Cumulative Distribution Function of the Difference of Two t-Distributed Variables by Monte Carlo Simulation

This function calculates the cumulative distribution function (CDF) of the difference between two independent t-distributed random variables using Monte Carlo simulation. Specifically, it computes P(T1 - T2 > q) where T1 and T2 follow t-distributions with potentially different location, scale, and degrees of freedom parameters.

Usage

pMCdifft(nMC, q, mu.t1, mu.t2, sd.t1, sd.t2, nu.t1, nu.t2)

Arguments

nMC: A positive integer representing the number of Monte Carlo iterations for simulation.
q: A numeric value representing the quantile threshold.
mu.t1: A numeric value representing the location parameter of the first t-distribution.
mu.t2: A numeric value representing the location parameter of the second t-distribution.
sd.t1: A positive numeric value representing the scale parameter of the first t-distribution.
sd.t2: A positive numeric value representing the scale parameter of the second t-distribution.
nu.t1: A positive numeric value representing the degrees of freedom of the first t-distribution.
nu.t2: A positive numeric value representing the degrees of freedom of the second t-distribution.

Value

A numeric vector representing P(T1 - T2 > q), the probability that the difference between the two t-distributed variables exceeds the quantile q.

Details

This function uses Monte Carlo simulation to approximate the distribution of the difference between two t-distributed variables. The method involves:

Generating nMC random samples from each t-distribution
Computing the difference for each pair of samples
Calculating the proportion of differences that exceed the threshold q
The accuracy increases with larger nMC values

Monte Carlo simulation provides a flexible and intuitive approach that can handle any combination of parameters, but the accuracy depends on the number of simulations.
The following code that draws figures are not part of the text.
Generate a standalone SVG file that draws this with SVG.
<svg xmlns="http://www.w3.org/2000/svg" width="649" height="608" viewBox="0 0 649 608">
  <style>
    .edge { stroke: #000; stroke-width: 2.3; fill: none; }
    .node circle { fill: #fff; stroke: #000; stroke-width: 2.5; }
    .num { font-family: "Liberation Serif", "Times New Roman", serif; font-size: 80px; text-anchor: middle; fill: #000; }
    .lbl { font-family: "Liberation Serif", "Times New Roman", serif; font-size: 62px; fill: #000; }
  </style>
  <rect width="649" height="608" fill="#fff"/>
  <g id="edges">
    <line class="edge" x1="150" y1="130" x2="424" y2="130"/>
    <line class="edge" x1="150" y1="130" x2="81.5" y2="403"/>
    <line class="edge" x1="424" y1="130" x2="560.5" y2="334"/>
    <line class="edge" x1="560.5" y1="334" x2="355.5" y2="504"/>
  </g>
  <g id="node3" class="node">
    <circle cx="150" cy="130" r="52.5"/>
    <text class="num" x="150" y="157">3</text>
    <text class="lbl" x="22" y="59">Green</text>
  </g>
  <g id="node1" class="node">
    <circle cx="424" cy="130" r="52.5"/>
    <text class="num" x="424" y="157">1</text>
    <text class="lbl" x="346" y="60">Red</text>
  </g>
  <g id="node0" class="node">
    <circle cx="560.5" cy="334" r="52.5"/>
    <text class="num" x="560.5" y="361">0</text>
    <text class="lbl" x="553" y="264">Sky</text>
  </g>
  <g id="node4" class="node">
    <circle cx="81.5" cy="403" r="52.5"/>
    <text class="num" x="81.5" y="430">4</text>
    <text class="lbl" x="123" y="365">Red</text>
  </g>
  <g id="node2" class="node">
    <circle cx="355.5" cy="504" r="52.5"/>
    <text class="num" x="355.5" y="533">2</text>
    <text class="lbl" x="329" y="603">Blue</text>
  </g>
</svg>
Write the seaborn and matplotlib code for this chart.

Larger nMC values yield more precise estimates but require more computational time.

Examples

# Calculate P(t1 - t2 > 3) for equal parameters using 10,000 simulations
pMCdifft(nMC = 1e+4, q = 3, mu.t1 = 2, mu.t2 = 0, sd.t1 = 1, sd.t2 = 1, nu.t1 = 17, nu.t2 = 17)
#> [1] 0.2453

# Calculate P(t1 - t2 > 1) for unequal variances using 50,000 simulations
pMCdifft(nMC = 5e+4, q = 1, mu.t1 = 5, mu.t2 = 3, sd.t1 = 2, sd.t2 = 1.5, nu.t1 = 10, nu.t2 = 15)
#> [1] 0.64712

# Calculate P(t1 - t2 > 0) for high precision with 100,000 simulations
pMCdifft(nMC = 1e+5, q = 0, mu.t1 = 1, mu.t2 = 0, sd.t1 = 1, sd.t2 = 1, nu.t1 = 5, nu.t2 = 20)
#> [1] 0.74054